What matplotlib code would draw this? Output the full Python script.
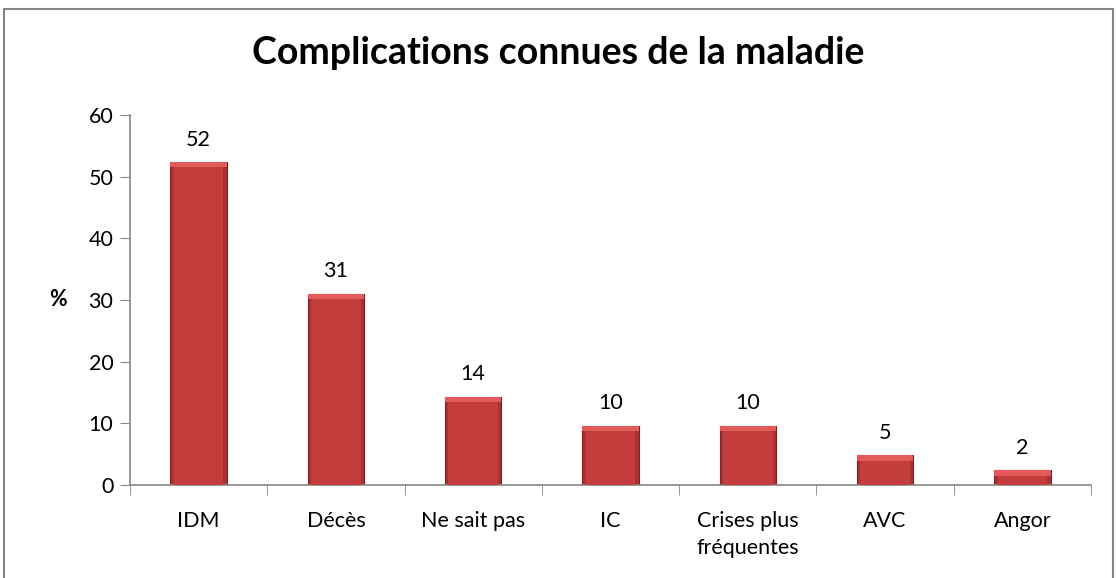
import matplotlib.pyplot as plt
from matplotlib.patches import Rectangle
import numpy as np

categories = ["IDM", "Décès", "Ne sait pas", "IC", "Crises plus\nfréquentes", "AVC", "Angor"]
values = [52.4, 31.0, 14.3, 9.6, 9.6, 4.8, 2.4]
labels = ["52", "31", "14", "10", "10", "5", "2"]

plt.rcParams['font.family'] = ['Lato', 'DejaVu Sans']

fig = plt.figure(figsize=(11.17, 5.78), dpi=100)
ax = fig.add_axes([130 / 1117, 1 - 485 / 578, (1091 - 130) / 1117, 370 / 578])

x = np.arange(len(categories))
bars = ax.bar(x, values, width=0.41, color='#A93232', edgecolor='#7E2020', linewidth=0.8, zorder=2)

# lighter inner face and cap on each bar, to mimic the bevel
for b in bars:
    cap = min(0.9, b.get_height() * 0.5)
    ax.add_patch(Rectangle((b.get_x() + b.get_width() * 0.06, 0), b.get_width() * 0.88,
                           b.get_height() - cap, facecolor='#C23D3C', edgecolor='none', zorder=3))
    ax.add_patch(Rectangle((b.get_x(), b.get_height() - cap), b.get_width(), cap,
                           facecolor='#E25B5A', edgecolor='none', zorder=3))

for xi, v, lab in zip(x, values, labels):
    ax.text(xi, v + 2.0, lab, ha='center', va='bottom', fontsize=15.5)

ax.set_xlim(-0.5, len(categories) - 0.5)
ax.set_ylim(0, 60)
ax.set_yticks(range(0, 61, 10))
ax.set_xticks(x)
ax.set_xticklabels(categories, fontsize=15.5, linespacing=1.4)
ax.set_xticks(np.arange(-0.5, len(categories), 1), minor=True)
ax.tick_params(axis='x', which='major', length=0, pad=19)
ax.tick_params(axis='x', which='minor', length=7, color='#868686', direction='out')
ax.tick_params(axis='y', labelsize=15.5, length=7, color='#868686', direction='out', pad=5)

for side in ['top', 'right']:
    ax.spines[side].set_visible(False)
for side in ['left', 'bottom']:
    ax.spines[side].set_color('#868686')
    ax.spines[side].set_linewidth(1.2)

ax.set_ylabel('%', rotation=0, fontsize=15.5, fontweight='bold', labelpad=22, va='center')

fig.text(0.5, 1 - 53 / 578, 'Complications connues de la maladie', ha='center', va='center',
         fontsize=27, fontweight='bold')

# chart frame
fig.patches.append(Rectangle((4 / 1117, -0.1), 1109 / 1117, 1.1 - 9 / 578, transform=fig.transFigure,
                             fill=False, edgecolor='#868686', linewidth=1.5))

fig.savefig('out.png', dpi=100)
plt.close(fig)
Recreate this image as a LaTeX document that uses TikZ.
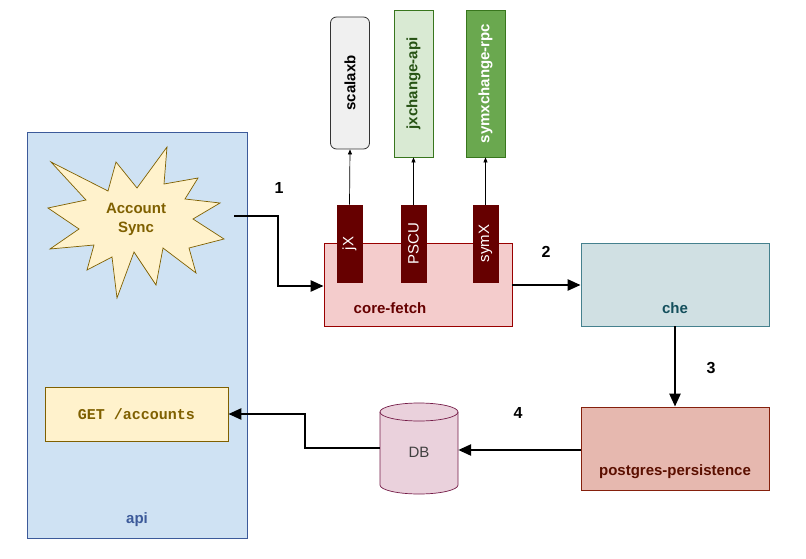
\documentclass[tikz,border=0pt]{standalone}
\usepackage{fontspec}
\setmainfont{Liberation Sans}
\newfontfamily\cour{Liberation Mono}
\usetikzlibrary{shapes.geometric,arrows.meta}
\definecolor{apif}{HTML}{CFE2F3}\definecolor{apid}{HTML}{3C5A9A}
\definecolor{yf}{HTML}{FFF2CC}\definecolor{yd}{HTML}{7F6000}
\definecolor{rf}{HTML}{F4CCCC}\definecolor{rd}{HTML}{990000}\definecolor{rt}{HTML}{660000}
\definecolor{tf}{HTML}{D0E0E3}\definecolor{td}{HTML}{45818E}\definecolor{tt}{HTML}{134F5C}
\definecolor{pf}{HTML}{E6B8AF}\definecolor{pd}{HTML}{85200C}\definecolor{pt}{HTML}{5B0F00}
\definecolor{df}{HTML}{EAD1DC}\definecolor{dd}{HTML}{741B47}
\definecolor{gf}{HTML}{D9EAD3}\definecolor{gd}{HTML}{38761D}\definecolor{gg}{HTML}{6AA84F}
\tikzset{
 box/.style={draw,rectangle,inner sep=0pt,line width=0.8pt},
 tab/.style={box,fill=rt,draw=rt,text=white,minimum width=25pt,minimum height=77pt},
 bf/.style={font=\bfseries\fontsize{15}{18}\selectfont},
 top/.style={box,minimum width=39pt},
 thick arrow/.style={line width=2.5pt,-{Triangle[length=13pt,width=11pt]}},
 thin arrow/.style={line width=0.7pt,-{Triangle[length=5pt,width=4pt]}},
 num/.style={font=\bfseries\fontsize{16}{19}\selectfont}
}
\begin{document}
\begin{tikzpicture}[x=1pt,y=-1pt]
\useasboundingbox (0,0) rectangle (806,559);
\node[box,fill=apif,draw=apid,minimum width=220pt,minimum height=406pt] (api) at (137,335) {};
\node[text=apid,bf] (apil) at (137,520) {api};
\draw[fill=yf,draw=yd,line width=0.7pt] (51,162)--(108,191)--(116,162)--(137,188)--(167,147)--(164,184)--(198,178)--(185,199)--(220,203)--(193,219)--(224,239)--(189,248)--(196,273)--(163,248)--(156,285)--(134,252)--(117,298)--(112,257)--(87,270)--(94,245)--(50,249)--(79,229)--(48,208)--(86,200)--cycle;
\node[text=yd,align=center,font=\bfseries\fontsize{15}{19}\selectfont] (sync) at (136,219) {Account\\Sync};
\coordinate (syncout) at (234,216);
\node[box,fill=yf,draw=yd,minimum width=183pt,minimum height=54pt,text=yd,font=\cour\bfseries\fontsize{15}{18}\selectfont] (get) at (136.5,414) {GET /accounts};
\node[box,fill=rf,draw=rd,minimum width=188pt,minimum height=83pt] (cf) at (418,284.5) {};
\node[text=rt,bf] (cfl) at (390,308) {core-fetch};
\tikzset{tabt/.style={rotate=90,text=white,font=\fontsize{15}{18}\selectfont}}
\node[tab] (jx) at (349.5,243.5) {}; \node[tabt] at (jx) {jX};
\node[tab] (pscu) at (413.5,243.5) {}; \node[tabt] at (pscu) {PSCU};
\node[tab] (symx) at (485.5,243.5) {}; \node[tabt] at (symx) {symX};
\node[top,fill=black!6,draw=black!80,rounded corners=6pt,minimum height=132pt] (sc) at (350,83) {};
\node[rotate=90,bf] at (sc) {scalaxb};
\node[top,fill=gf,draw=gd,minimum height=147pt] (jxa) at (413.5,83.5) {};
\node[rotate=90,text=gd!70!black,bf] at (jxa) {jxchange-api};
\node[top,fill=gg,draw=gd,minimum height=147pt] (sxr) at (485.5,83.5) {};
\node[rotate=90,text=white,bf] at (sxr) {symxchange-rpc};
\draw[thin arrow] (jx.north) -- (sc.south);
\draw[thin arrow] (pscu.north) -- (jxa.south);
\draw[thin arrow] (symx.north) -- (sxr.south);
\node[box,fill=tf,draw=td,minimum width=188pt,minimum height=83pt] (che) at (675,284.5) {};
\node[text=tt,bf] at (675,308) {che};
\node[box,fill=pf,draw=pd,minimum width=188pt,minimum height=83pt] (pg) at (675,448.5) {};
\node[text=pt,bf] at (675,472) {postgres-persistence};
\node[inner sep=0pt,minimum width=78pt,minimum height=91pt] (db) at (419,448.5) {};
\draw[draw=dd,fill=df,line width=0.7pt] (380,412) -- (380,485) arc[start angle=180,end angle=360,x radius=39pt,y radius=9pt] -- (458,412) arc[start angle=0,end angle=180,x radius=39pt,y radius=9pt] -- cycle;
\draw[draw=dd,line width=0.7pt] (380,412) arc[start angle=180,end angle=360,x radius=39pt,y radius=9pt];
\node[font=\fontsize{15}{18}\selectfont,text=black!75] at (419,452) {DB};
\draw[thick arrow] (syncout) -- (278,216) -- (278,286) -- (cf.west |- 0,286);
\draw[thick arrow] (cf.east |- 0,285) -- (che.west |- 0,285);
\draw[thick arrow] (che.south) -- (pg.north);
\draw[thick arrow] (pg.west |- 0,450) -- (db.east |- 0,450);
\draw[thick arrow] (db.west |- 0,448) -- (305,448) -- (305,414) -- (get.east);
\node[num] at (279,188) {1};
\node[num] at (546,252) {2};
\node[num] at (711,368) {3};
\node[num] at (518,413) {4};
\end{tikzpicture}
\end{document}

* TASK TO COMPLETE
Copy nothing past the line containing "ax.spines[side].set_linewidth(1.2)": reproduce every line from the start of the records up to it, skipping pictures.

* COMPLETE OUTPUT
What matplotlib code would draw this? Output the full Python script.
import matplotlib.pyplot as plt
from matplotlib.patches import Rectangle
import numpy as np

categories = ["IDM", "Décès", "Ne sait pas", "IC", "Crises plus\nfréquentes", "AVC", "Angor"]
values = [52.4, 31.0, 14.3, 9.6, 9.6, 4.8, 2.4]
labels = ["52", "31", "14", "10", "10", "5", "2"]

plt.rcParams['font.family'] = ['Lato', 'DejaVu Sans']

fig = plt.figure(figsize=(11.17, 5.78), dpi=100)
ax = fig.add_axes([130 / 1117, 1 - 485 / 578, (1091 - 130) / 1117, 370 / 578])

x = np.arange(len(categories))
bars = ax.bar(x, values, width=0.41, color='#A93232', edgecolor='#7E2020', linewidth=0.8, zorder=2)

# lighter inner face and cap on each bar, to mimic the bevel
for b in bars:
    cap = min(0.9, b.get_height() * 0.5)
    ax.add_patch(Rectangle((b.get_x() + b.get_width() * 0.06, 0), b.get_width() * 0.88,
                           b.get_height() - cap, facecolor='#C23D3C', edgecolor='none', zorder=3))
    ax.add_patch(Rectangle((b.get_x(), b.get_height() - cap), b.get_width(), cap,
                           facecolor='#E25B5A', edgecolor='none', zorder=3))

for xi, v, lab in zip(x, values, labels):
    ax.text(xi, v + 2.0, lab, ha='center', va='bottom', fontsize=15.5)

ax.set_xlim(-0.5, len(categories) - 0.5)
ax.set_ylim(0, 60)
ax.set_yticks(range(0, 61, 10))
ax.set_xticks(x)
ax.set_xticklabels(categories, fontsize=15.5, linespacing=1.4)
ax.set_xticks(np.arange(-0.5, len(categories), 1), minor=True)
ax.tick_params(axis='x', which='major', length=0, pad=19)
ax.tick_params(axis='x', which='minor', length=7, color='#868686', direction='out')
ax.tick_params(axis='y', labelsize=15.5, length=7, color='#868686', direction='out', pad=5)

for side in ['top', 'right']:
    ax.spines[side].set_visible(False)
for side in ['left', 'bottom']:
    ax.spines[side].set_color('#868686')
    ax.spines[side].set_linewidth(1.2)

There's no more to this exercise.